Calder l’avait pris en affection
Samedi 05 avril 2025
La Nouvelle République, Alexandre Salle

Christian Quenault, ferronnier d’art, a stoppé son activité et vendu aux enchères son outil de travail le 4 avril 2025. Sa relation avec le sculpteur Alexander Calder a fait réagir des anciens collègues des établissements Biémont.
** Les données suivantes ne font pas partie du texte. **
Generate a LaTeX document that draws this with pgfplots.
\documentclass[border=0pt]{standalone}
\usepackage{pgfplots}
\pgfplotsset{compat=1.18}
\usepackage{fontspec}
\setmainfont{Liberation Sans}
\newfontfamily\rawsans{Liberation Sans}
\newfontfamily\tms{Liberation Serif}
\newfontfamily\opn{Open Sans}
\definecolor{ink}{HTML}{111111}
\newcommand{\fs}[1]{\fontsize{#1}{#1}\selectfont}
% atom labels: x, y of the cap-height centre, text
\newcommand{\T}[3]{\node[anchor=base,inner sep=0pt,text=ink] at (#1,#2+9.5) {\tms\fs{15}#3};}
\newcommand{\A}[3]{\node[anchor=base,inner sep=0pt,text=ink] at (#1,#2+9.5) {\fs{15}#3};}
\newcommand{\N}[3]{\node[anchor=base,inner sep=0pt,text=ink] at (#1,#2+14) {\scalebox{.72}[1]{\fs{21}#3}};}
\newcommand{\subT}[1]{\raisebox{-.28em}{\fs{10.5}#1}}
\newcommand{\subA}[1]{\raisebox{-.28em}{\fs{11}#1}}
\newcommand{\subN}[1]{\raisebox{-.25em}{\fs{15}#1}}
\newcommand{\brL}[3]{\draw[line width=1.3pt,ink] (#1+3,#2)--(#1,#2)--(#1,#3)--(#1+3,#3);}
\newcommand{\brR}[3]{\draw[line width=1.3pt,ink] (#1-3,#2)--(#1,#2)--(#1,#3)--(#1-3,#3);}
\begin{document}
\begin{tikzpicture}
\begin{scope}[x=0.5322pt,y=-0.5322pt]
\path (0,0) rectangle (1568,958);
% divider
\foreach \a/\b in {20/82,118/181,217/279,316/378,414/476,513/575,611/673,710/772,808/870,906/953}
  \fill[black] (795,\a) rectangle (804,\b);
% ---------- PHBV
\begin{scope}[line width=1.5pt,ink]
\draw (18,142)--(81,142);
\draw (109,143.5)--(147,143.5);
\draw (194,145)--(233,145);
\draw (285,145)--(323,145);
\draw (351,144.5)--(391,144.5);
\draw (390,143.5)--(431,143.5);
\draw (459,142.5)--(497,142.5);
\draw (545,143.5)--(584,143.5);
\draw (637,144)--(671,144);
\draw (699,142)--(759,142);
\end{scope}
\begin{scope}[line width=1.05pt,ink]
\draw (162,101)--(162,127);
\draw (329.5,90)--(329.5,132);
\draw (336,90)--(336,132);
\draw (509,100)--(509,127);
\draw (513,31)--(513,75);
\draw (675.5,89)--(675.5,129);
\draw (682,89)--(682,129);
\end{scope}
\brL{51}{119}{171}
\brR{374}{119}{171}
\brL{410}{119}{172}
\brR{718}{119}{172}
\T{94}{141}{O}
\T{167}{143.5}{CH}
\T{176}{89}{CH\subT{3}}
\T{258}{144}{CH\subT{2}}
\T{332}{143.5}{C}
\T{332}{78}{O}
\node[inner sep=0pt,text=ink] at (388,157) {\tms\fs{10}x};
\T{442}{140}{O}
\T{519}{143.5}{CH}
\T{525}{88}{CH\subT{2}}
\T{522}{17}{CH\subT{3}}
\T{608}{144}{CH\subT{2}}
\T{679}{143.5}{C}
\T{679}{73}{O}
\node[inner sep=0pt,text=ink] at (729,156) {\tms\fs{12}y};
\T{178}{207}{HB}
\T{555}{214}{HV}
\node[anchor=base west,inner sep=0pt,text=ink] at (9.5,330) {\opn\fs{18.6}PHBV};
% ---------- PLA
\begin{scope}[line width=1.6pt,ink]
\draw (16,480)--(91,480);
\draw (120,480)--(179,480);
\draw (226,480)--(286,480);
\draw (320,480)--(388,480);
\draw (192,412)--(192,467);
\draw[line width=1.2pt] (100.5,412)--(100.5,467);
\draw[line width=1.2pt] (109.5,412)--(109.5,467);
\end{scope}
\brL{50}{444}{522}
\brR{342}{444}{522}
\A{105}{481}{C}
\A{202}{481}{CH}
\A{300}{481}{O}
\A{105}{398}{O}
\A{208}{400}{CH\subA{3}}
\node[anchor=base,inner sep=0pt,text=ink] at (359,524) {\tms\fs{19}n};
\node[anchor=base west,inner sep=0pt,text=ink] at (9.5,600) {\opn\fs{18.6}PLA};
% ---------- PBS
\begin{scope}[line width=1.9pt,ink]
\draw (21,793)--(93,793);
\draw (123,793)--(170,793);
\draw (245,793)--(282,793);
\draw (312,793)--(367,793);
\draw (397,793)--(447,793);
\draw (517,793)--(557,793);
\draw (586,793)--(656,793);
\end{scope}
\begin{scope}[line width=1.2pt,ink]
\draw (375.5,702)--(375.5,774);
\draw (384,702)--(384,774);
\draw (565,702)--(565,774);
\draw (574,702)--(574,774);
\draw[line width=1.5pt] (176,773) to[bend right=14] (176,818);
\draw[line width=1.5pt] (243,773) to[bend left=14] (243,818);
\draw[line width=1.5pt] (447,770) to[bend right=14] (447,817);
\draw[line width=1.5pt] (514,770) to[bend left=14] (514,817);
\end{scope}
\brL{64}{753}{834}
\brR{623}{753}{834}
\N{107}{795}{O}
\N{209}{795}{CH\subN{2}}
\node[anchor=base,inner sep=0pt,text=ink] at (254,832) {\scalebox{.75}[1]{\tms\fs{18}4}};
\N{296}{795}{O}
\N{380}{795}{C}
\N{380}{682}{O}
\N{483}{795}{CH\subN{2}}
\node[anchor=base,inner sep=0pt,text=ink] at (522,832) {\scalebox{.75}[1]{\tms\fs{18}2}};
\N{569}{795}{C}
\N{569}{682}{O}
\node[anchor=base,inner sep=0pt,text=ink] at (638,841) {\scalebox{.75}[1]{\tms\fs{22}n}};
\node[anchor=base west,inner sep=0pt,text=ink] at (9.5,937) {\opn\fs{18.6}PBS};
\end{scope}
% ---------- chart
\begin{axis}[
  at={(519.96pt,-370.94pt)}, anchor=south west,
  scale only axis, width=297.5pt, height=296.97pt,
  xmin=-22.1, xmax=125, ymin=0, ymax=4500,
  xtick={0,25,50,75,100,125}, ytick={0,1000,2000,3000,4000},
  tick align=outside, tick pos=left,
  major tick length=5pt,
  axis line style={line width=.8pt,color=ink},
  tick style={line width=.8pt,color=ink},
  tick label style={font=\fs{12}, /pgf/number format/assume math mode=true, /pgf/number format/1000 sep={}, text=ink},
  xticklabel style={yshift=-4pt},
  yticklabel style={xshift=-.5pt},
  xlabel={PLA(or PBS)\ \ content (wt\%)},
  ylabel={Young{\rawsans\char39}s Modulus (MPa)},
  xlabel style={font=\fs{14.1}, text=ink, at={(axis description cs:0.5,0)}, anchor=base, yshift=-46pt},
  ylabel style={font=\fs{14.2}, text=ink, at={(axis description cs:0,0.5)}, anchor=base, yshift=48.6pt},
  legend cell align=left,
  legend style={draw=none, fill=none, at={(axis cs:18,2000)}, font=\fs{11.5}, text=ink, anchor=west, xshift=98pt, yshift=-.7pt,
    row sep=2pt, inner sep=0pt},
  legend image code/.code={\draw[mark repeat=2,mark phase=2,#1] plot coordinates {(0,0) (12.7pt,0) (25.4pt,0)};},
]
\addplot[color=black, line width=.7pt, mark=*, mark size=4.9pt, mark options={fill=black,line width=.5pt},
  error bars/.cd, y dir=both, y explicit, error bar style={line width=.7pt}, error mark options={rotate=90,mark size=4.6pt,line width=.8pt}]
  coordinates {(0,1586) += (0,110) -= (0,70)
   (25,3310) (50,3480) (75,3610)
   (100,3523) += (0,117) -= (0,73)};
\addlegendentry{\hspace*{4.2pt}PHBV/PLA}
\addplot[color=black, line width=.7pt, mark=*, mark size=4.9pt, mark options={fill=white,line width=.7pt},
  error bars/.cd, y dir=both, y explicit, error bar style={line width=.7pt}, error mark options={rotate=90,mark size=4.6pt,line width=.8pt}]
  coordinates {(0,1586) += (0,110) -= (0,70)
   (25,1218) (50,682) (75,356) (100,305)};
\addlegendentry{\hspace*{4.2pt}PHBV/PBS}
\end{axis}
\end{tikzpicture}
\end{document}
Christian Quenault, ferronnier d’art à Parçay-sur-Vienne, a pris sa retraite le 4 avril. Ce jour-là, son outil de travail et ses sculptures ont été vendus aux enchères par Aymeric Rouillac. Près de 80 personnes ont assisté à l’adjudication dans la salle communale de Rilly-sur-Vienne. Plus de 90 % des sculptures ont trouvé preneur, pour une vente qui totalise plus de 40.000 € frais compris. « C’est donc un grand succès pour la cote de cet artiste autodidacte », se réjouit auprès de la NR le commissaire-priseur.Christian Quenault, qualifié de sculpteur poète et d’assistant de Calder lors de la présentation de la vente aux enchères, a suscité plusieurs réactions d’anciens employés des établissements Biémont de Tours. « Calder n’avait pas d’assistant. L’artiste travaillait seul, totalement seul, dans son atelier de Saché, puis il apportait maquettes ou parfois croquis aux établissements Biémont, où l’on réalisait ses œuvres, affirme Michel Juigner, auteur du livre Sauvegarde de la mémoire Calder en 2024. Dans l’entreprise, une partie du personnel a plus ou moins travaillé un jour ou l’autre à la réalisation de ses œuvres. Seul le contremaître Jean Berruet avait une proximité particulière avec Calder. Absolument personne d’autre. »
Pour l’ancien de chez Biémont, Calder n’a pas pu repérer Christian Quenault, « qui a pu travailler qu’exceptionnellement et très momentanément sur une œuvre de l’artiste ». Du qualificatif « assistant », Michel Juigner préfère celui de « technicien » ayant travaillé « pour mais pas avec ». Les anciens de chez Biémont voient dans ce qualificatif d’assistant une façon de faire grimper la cote de Christian Quenault.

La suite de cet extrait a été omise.